Tesla’s 4680 battery problem is getting harder to ignore

tesla Model YL

The technical data has had direct commercial consequences. In some European markets, especially Norway and France, several customers reportedly canceled their orders after discovering that their Model Y would arrive with the new battery pack, which they perceived as a downgrade from the previous configuration at the same price.

Tesla presented an ambitious vertical integration plan in 2020, aiming to produce batteries internally to reduce dependence on suppliers and cut costs. At the end of 2024, the company said the 4680 cell had become the lowest-cost per kWh cell used in its vehicles, beating supplies from Panasonic and LG. From that standpoint, the project appears to have achieved its intended results.

tesla model y

The problem emerges when industrial savings do not translate into an advantage for the customer and instead remain inside the company’s margins. If buyers pay the same price and receive a car with less range and no improvement in charging times, the benefit of the cheaper cell becomes invisible, or even negative, from their perspective, especially when the change does not receive clear communication.

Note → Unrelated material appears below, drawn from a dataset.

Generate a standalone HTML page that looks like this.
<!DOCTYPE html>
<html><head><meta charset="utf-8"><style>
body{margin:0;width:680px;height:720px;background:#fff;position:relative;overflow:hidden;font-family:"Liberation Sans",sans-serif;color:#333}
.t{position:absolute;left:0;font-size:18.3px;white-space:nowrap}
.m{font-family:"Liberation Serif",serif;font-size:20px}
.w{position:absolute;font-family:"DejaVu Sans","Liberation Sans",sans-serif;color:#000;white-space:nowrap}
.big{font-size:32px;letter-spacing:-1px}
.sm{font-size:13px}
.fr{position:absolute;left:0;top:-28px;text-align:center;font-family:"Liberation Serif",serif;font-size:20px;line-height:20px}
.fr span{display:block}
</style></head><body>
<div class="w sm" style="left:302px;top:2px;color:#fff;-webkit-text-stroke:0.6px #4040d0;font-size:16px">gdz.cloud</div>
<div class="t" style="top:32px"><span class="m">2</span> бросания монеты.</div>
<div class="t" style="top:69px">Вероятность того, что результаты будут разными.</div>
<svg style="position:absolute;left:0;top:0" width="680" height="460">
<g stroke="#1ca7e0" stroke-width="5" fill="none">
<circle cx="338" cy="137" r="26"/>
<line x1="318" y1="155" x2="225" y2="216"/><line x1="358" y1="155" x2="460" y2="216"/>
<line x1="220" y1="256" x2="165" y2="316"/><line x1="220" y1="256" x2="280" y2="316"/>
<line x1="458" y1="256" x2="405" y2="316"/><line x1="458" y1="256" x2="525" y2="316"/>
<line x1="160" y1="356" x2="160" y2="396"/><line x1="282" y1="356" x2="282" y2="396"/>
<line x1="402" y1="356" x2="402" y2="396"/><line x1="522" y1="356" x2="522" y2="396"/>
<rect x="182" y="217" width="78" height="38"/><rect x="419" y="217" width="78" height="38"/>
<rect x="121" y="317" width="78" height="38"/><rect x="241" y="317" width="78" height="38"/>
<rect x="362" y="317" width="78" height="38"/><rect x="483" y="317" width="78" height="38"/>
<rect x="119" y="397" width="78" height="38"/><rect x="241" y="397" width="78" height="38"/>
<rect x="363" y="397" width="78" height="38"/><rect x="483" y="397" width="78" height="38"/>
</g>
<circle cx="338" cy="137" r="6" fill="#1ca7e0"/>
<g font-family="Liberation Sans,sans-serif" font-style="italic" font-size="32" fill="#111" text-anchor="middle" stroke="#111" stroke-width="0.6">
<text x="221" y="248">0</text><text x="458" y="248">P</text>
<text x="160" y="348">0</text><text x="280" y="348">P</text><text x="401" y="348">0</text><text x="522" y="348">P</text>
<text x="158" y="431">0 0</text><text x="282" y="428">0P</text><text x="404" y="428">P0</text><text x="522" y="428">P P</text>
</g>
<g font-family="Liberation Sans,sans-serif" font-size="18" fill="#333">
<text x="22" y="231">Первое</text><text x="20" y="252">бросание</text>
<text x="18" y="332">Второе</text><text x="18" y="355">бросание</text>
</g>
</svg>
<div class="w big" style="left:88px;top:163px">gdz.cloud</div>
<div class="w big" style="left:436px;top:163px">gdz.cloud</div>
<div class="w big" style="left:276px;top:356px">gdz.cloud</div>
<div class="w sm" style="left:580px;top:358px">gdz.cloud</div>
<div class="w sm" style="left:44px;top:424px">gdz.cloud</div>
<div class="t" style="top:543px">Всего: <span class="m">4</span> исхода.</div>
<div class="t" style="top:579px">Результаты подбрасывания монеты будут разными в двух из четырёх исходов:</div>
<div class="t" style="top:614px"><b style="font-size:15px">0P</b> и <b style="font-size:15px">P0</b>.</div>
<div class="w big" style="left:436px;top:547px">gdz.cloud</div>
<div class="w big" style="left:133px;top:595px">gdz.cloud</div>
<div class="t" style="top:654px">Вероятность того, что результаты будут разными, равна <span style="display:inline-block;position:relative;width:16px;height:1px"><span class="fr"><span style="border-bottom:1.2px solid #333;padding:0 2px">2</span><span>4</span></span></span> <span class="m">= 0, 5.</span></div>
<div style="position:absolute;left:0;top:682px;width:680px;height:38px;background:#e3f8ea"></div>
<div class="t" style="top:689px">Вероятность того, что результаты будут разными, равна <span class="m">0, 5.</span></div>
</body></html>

The case of the 4680 battery in the European Model Y highlights the tension between Tesla’s production strategy, focused on cost control and progressive supply-chain internalization, and the expectations of a market that judges batteries mainly by range and charging speed. The next updates to the cell, expected to bring higher energy density and an evolved chemistry, will prove decisive in understanding whether the 4680 can close the performance gap with external suppliers’ solutions or whether it will remain a choice that mainly benefits Tesla’s balance sheet.